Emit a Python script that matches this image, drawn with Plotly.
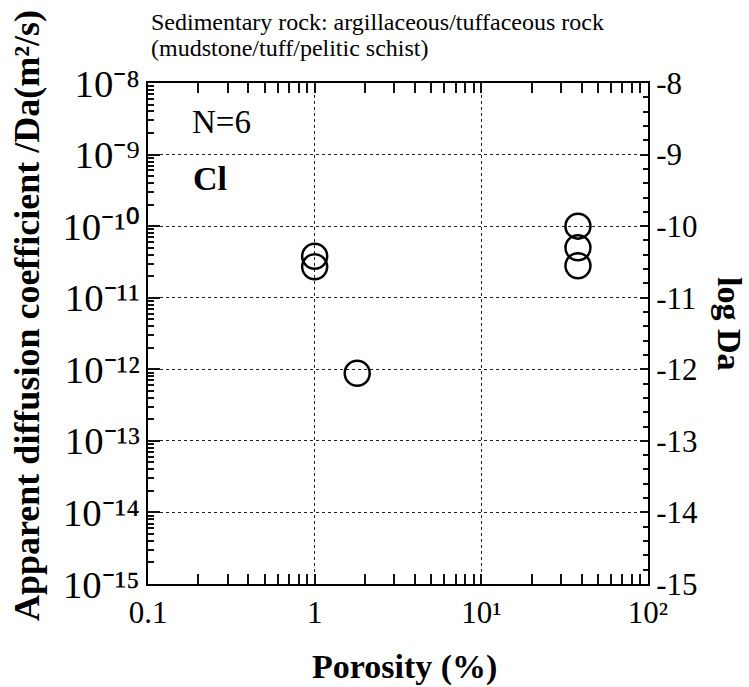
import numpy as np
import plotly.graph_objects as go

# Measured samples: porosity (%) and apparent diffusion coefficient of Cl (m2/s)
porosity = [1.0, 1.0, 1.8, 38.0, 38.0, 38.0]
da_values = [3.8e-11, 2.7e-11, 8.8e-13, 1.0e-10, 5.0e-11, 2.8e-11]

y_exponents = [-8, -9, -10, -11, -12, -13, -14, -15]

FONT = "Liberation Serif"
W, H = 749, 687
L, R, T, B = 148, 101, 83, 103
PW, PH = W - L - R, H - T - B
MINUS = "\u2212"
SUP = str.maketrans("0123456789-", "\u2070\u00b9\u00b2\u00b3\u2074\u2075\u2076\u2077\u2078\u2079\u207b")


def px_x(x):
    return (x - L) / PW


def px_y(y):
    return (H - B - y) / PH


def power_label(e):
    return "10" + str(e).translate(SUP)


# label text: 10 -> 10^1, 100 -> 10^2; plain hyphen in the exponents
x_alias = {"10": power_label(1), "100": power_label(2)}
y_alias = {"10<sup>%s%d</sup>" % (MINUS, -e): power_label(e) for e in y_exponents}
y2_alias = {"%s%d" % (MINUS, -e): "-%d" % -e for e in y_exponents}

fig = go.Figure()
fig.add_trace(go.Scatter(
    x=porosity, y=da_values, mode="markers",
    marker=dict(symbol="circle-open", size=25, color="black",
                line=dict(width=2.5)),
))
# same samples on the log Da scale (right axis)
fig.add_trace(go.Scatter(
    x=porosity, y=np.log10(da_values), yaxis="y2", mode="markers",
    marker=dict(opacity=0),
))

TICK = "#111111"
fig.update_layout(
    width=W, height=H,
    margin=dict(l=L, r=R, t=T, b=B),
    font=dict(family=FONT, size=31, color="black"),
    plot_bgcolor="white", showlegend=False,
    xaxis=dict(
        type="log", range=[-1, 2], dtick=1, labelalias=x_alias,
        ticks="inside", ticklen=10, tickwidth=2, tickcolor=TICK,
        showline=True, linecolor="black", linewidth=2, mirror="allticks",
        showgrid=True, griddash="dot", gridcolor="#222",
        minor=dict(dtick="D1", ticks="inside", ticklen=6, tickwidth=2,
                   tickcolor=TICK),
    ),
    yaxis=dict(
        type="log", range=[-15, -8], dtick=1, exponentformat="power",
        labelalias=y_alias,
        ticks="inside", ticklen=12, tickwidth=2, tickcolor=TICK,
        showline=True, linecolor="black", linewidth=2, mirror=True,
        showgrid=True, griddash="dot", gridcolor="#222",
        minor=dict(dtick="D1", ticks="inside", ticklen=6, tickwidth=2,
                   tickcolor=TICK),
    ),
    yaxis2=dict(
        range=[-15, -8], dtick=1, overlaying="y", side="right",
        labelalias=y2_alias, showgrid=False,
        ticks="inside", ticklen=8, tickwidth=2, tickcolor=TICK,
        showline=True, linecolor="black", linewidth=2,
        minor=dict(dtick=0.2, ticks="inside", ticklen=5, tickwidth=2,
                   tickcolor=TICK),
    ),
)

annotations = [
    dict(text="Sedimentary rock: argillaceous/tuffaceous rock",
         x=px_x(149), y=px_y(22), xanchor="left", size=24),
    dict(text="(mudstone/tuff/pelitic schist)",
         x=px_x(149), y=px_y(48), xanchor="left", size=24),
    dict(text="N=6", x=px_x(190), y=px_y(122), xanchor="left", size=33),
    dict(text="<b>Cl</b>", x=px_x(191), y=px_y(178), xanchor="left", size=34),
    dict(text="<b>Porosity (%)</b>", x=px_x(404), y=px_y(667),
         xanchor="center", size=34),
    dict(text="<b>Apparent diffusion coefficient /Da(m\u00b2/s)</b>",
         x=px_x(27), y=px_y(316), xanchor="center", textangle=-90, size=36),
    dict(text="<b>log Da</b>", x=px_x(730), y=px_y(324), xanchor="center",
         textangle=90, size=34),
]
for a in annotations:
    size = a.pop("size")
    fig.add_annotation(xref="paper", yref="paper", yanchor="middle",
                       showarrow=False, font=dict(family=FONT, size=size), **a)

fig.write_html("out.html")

○ ○ ○ ○

WHAT NEEDS TO BE DONE: Repeat the listing verbatim. Skip the pictures.

ANSWER:
Emit a Python script that matches this image, drawn with Plotly.
import numpy as np
import plotly.graph_objects as go

# Measured samples: porosity (%) and apparent diffusion coefficient of Cl (m2/s)
porosity = [1.0, 1.0, 1.8, 38.0, 38.0, 38.0]
da_values = [3.8e-11, 2.7e-11, 8.8e-13, 1.0e-10, 5.0e-11, 2.8e-11]

y_exponents = [-8, -9, -10, -11, -12, -13, -14, -15]

FONT = "Liberation Serif"
W, H = 749, 687
L, R, T, B = 148, 101, 83, 103
PW, PH = W - L - R, H - T - B
MINUS = "\u2212"
SUP = str.maketrans("0123456789-", "\u2070\u00b9\u00b2\u00b3\u2074\u2075\u2076\u2077\u2078\u2079\u207b")


def px_x(x):
    return (x - L) / PW


def px_y(y):
    return (H - B - y) / PH


def power_label(e):
    return "10" + str(e).translate(SUP)


# label text: 10 -> 10^1, 100 -> 10^2; plain hyphen in the exponents
x_alias = {"10": power_label(1), "100": power_label(2)}
y_alias = {"10<sup>%s%d</sup>" % (MINUS, -e): power_label(e) for e in y_exponents}
y2_alias = {"%s%d" % (MINUS, -e): "-%d" % -e for e in y_exponents}

fig = go.Figure()
fig.add_trace(go.Scatter(
    x=porosity, y=da_values, mode="markers",
    marker=dict(symbol="circle-open", size=25, color="black",
                line=dict(width=2.5)),
))
# same samples on the log Da scale (right axis)
fig.add_trace(go.Scatter(
    x=porosity, y=np.log10(da_values), yaxis="y2", mode="markers",
    marker=dict(opacity=0),
))

TICK = "#111111"
fig.update_layout(
    width=W, height=H,
    margin=dict(l=L, r=R, t=T, b=B),
    font=dict(family=FONT, size=31, color="black"),
    plot_bgcolor="white", showlegend=False,
    xaxis=dict(
        type="log", range=[-1, 2], dtick=1, labelalias=x_alias,
        ticks="inside", ticklen=10, tickwidth=2, tickcolor=TICK,
        showline=True, linecolor="black", linewidth=2, mirror="allticks",
        showgrid=True, griddash="dot", gridcolor="#222",
        minor=dict(dtick="D1", ticks="inside", ticklen=6, tickwidth=2,
                   tickcolor=TICK),
    ),
    yaxis=dict(
        type="log", range=[-15, -8], dtick=1, exponentformat="power",
        labelalias=y_alias,
        ticks="inside", ticklen=12, tickwidth=2, tickcolor=TICK,
        showline=True, linecolor="black", linewidth=2, mirror=True,
        showgrid=True, griddash="dot", gridcolor="#222",
        minor=dict(dtick="D1", ticks="inside", ticklen=6, tickwidth=2,
                   tickcolor=TICK),
    ),
    yaxis2=dict(
        range=[-15, -8], dtick=1, overlaying="y", side="right",
        labelalias=y2_alias, showgrid=False,
        ticks="inside", ticklen=8, tickwidth=2, tickcolor=TICK,
        showline=True, linecolor="black", linewidth=2,
        minor=dict(dtick=0.2, ticks="inside", ticklen=5, tickwidth=2,
                   tickcolor=TICK),
    ),
)

annotations = [
    dict(text="Sedimentary rock: argillaceous/tuffaceous rock",
         x=px_x(149), y=px_y(22), xanchor="left", size=24),
    dict(text="(mudstone/tuff/pelitic schist)",
         x=px_x(149), y=px_y(48), xanchor="left", size=24),
    dict(text="N=6", x=px_x(190), y=px_y(122), xanchor="left", size=33),
    dict(text="<b>Cl</b>", x=px_x(191), y=px_y(178), xanchor="left", size=34),
    dict(text="<b>Porosity (%)</b>", x=px_x(404), y=px_y(667),
         xanchor="center", size=34),
    dict(text="<b>Apparent diffusion coefficient /Da(m\u00b2/s)</b>",
         x=px_x(27), y=px_y(316), xanchor="center", textangle=-90, size=36),
    dict(text="<b>log Da</b>", x=px_x(730), y=px_y(324), xanchor="center",
         textangle=90, size=34),
]
for a in annotations:
    size = a.pop("size")
    fig.add_annotation(xref="paper", yref="paper", yanchor="middle",
                       showarrow=False, font=dict(family=FONT, size=size), **a)

fig.write_html("out.html")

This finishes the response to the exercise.